Cryptopygus cisantarcticus

Scientific classification
- Domain: Eukaryota
- Kingdom: Animalia
- Phylum: Arthropoda
- Class: Collembola
- Order: Entomobryomorpha
- Family: Isotomidae
- Genus: Cryptopygus
- Species: C. cisantarcticus
- Binomial name: Cryptopygus cisantarcticus Wise, 1967

= Cryptopygus cisantarcticus =

- Authority: Wise, 1967

Species of springtail

Cryptopygus cisantarcticus is a species of springtail belonging to the family Isotomidae.
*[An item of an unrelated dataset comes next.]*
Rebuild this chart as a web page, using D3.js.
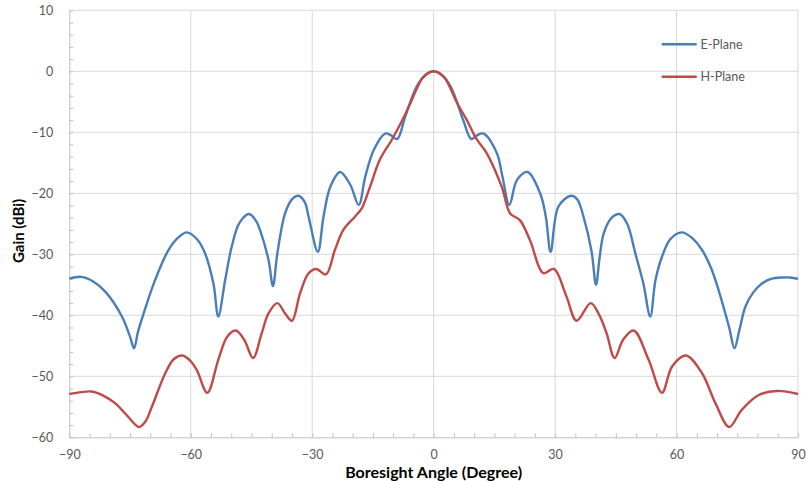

The species was first described by Keith Arthur John Wise in 1967. The species is native to the Cape Hallett area of Northern Victoria Land in East Antarctica and the surrounding offshore islands, including the Balleny Islands.

==Taxonomy==

Cryptopygus cisantarcticus was identified in 1967, when Wise recognised consistent differences between Cryptopygus antarcticus found in the Cape Hallett area of Antarctica and the near-by Balleny Islands. The first known specimen was collected in 1962 by Madison E. Pryor, who identified it as Cryptopygus antarcticus. Genetic evidence suggests that Cryptopygus cisantarcticus diverged from other Antarctic species around 18-11 million years ago, possibly due to increased glaciation creating barriers between populations.

==Description==

The species is deep blue to black in colour, with a body length of up to 1.75 mm. It can be distinguished from Cryptopygus antarcticus by the position and length patterns of the posterior setae.

==Distribution==
The species is known to occur in the Cape Hallett area of Northern Victoria Land in East Antarctica and the surrounding offshore islands, including the Balleny Islands. The species is primarily found in moist algal flats, or underneath rocks in association with moss.